Has Paul Carr’s article on alcoholism been popular inspite of being dumb or because of it? My Secret to Getting Sober – WSJ.com.
Of course, it’s always popular to mischaracterize and bash AA. Carr isn’t very original; it’s rather familiar ground he re-plows. But he does it with brisk efficiency, and the fact that he’s been sober for more than two years gives him a certain credence, at least to those who don’t know better.
Carr did the usual stuff that alcohol abusers do when they want to quit drinking. He got in shape, got a girlfriend (or at least some dates) and got a new line of work. This approach doesn’t work for alcoholics, of course, but it’s a tried and true method for people with bad habits.
Although he refuses to recommend his quit-drinking-program to others (with a doozy of a disclaimer at the end of the article), Carr nonetheless codifies his method in steps. “Take that, AA!” he seems to be saying, as he runs merrily through the 12 Steps of Paul Carr.

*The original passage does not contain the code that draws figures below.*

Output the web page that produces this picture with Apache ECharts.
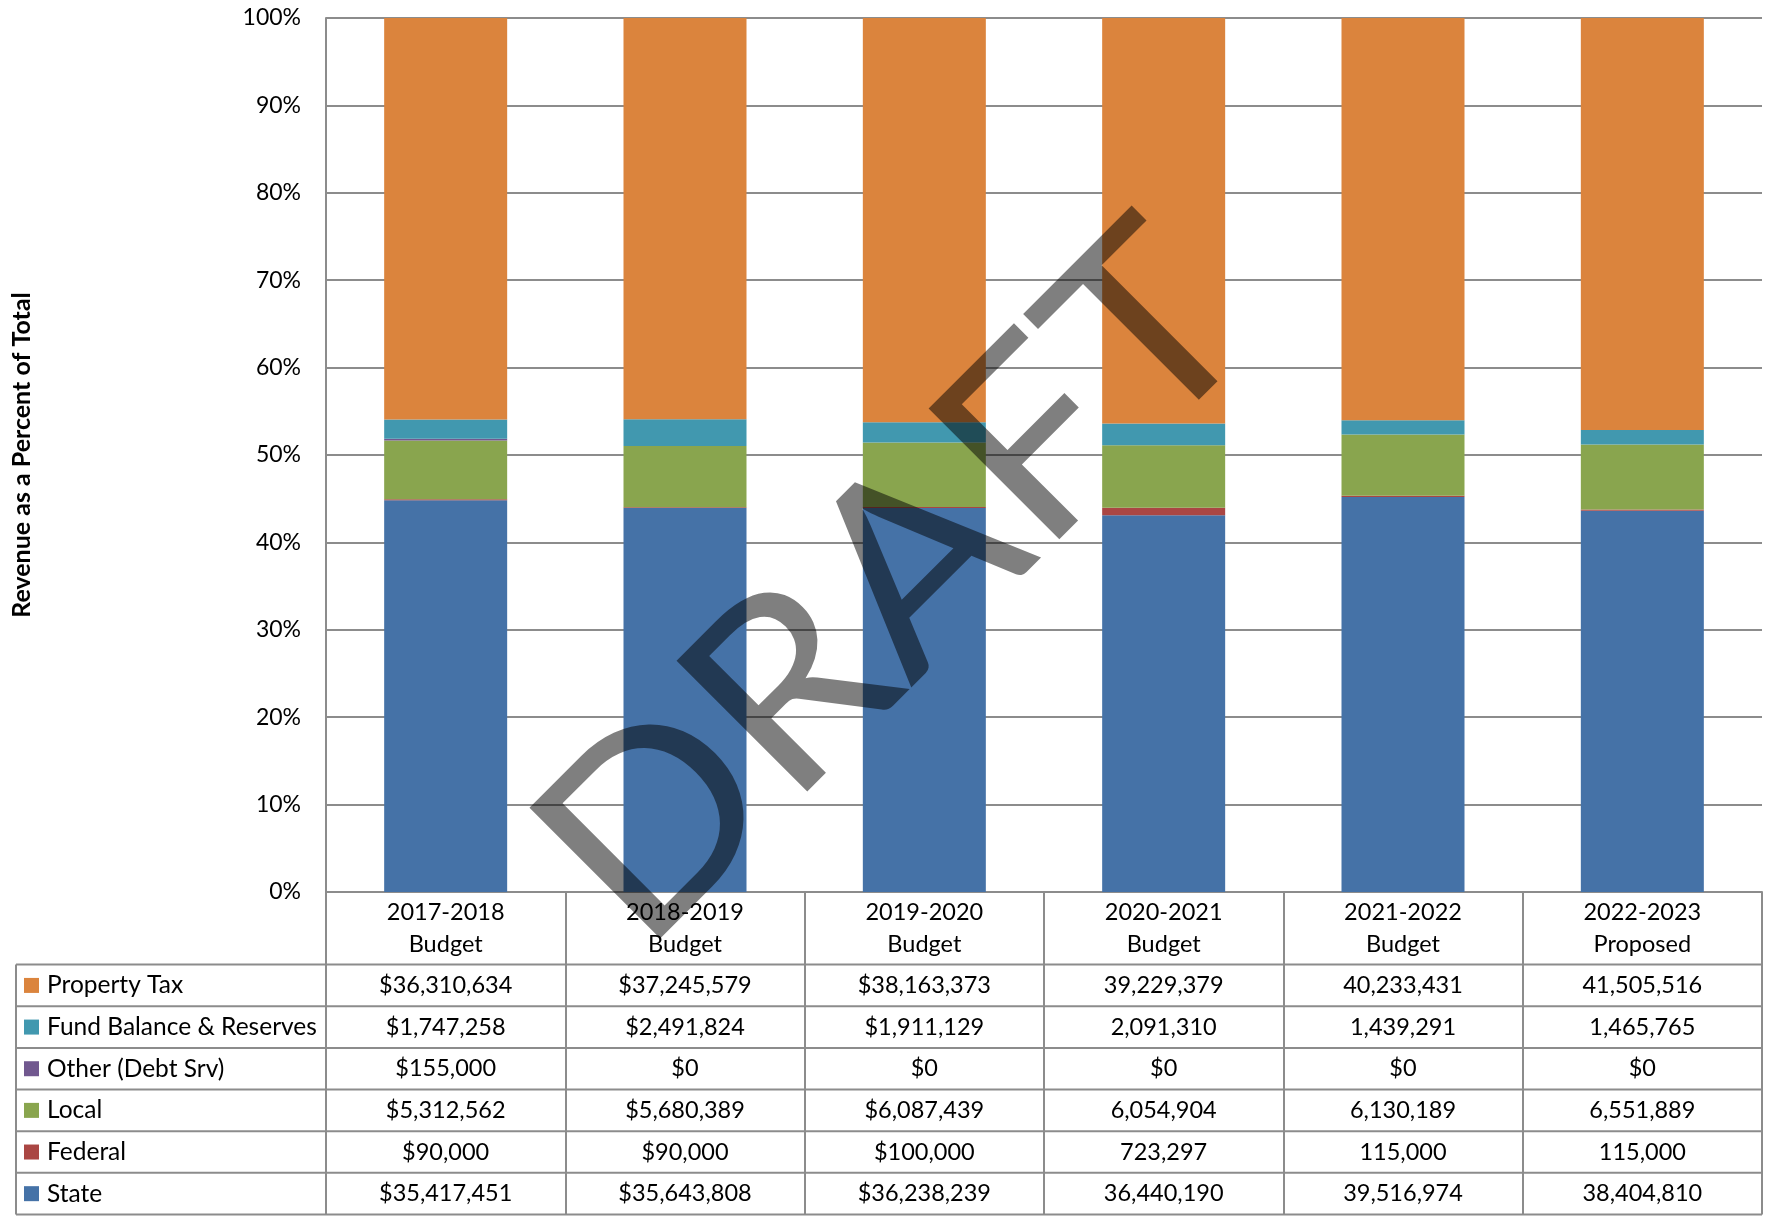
<!DOCTYPE html>
<html><head><meta charset="utf-8">
<script src="https://cdn.jsdelivr.net/npm/echarts@6/dist/echarts.min.js"></script>
<style>html,body{margin:0;padding:0;background:#fff}#c{width:1765px;height:1216px}</style>
</head><body><div id="c"></div>
<script>
// ---- data ----
const categories = ['2017-2018\nBudget','2018-2019\nBudget','2019-2020\nBudget','2020-2021\nBudget','2021-2022\nBudget','2022-2023\nProposed'];
const propertyTax = [36310634,37245579,38163373,39229379,40233431,41505516];
const fundBalance = [1747258,2491824,1911129,2091310,1439291,1465765];
const otherDebt   = [155000,0,0,0,0,0];
const local       = [5312562,5680389,6087439,6054904,6130189,6551889];
const federal     = [90000,90000,100000,723297,115000,115000];
const state       = [35417451,35643808,36238239,36440190,39516974,38404810];
const dollarPrefix = [true,true,true,false,false,false]; // table format per column
const yTickLabels = ['0%','10%','20%','30%','40%','50%','60%','70%','80%','90%','100%'];

// stacking order bottom -> top
const stackNames  = ['State','Federal','Local','Other (Debt Srv)','Fund Balance & Reserves','Property Tax'];
const stackValues = [state,federal,local,otherDebt,fundBalance,propertyTax];
const stackColors = ['#4572A7','#AA4643','#89A54E','#71588F','#4198AF','#DB843D'];
// table order top -> bottom
const tableOrder = [5,4,3,2,1,0];

// ---- layout ----
const FONT = 'Lato';
const W = 1765, H = 1216;
const GL = 326, GR = 1762, GT = 18, GB = 892;
const TABLE_LEFT = 16, HEADER_BOTTOM = 964.6, ROW_H = 41.65;
const LINE = '#8c8c8c';

const totals = categories.map((_, i) => stackValues.reduce((s, arr) => s + arr[i], 0));
const fmt = (v, col) => v === 0 ? '$0' : (dollarPrefix[col] ? '$' : '') + v.toLocaleString('en-US');

const series = stackNames.map((name, k) => ({
  name, type: 'bar', stack: 'total', xAxisIndex: 0, yAxisIndex: 0,
  barWidth: 123,
  itemStyle: { color: stackColors[k] },
  data: stackValues[k].map((v, i) => v / totals[i] * 100)
}));

const xAxes = [{
  type: 'category', gridIndex: 0, data: categories, position: 'bottom',
  axisLine: { lineStyle: { color: LINE, width: 2 } },
  axisTick: { show: true, length: (HEADER_BOTTOM + 6 * ROW_H) - GB, lineStyle: { color: LINE, width: 2 } },
  axisLabel: { fontFamily: FONT, fontSize: 23.5, color: '#000', lineHeight: 32, margin: 4, interval: 0 }
}];
tableOrder.forEach((k, r) => {
  const center = HEADER_BOTTOM + ROW_H * (r + 0.5);
  xAxes.push({
    type: 'category', gridIndex: 0, position: 'bottom', offset: center - GB,
    data: stackValues[k].map((v, i) => fmt(v, i)),
    axisLine: { show: false }, axisTick: { show: false }, splitLine: { show: false },
    axisLabel: { fontFamily: FONT, fontSize: 23.5, color: '#000', margin: 0, verticalAlign: 'middle', interval: 0 }
  });
});

const graphic = [];
for (let r = 0; r <= 6; r++) {
  const y = HEADER_BOTTOM + r * ROW_H;
  graphic.push({ type: 'line', shape: { x1: TABLE_LEFT, y1: y, x2: GR, y2: y }, style: { stroke: LINE, lineWidth: 2 }, z: 5 });
}
graphic.push({ type: 'line', shape: { x1: TABLE_LEFT, y1: HEADER_BOTTOM, x2: TABLE_LEFT, y2: HEADER_BOTTOM + 6 * ROW_H }, style: { stroke: LINE, lineWidth: 2 }, z: 5 });
graphic.push({ type: 'text', x: 22, y: 455, rotation: Math.PI / 2,
  style: { text: 'Revenue as a Percent of Total', font: 'bold 25px ' + FONT, fill: '#000', align: 'center', verticalAlign: 'middle' } });
graphic.push({ type: 'text', x: 895, y: 586, rotation: Math.PI / 4, scaleX: 1.06, z: 100,
  style: { text: 'DRAFT', font: '258px ' + FONT, fill: 'rgba(0,0,0,0.5)', align: 'center', verticalAlign: 'middle' } });

const chart = echarts.init(document.getElementById('c'), null, { renderer: 'canvas' });
chart.setOption({
  animation: false,
  backgroundColor: '#fff',
  grid: { left: GL, right: W - GR, top: GT, bottom: H - GB, containLabel: false, outerBoundsMode: 'none' },
  legend: {
    orient: 'vertical', left: 24, top: HEADER_BOTTOM, itemGap: 0, padding: 0,
    itemWidth: 15, itemHeight: 15, icon: 'rect', selectedMode: false,
    data: tableOrder.map(k => stackNames[k]),
    textStyle: { fontFamily: FONT, fontSize: 24.5, color: '#000', lineHeight: ROW_H, padding: [0, 0, 0, 3] }
  },
  xAxis: xAxes,
  yAxis: {
    type: 'value', min: 0, max: 100, interval: 10,
    axisLine: { show: true, lineStyle: { color: LINE, width: 2 } },
    axisTick: { show: false },
    splitLine: { show: true, lineStyle: { color: LINE, width: 2 } },
    axisLabel: { fontFamily: FONT, fontSize: 23, color: '#000', margin: 25,
      formatter: (v) => yTickLabels[Math.round(v / 10)] }
  },
  series,
  graphic
});
</script></body></html>
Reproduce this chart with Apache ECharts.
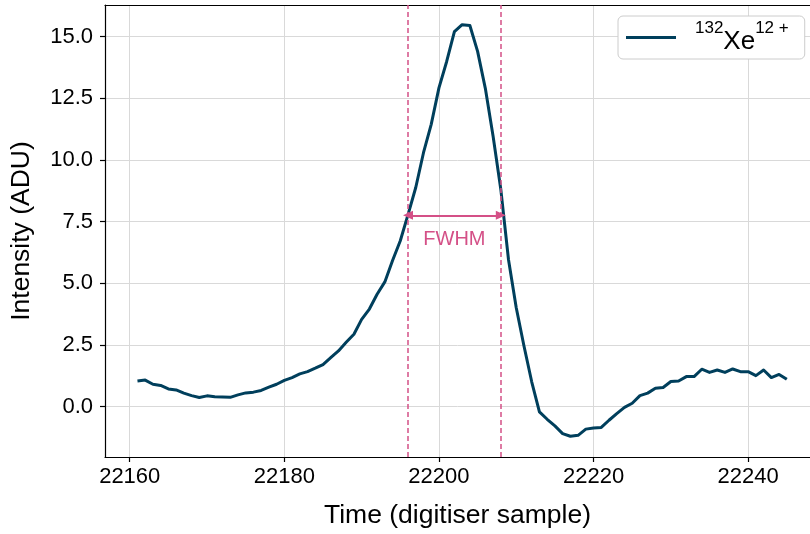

At the end of the article, he seems to veer perilously close to conscious thought when he talks about “repairing all the broken aspects of your life.” But he’s not talking about his life. No! He wants to find new and better ways to preserve his favorite habits, like “reckless spending.” Americans will always love a Brit like this.
In running this fatuous article, the WSJ keeps up it’s storied tradition of running other fatuous articles, like its peerless defense of opaque credit default swaps. Hey, it’s the free market of ideas.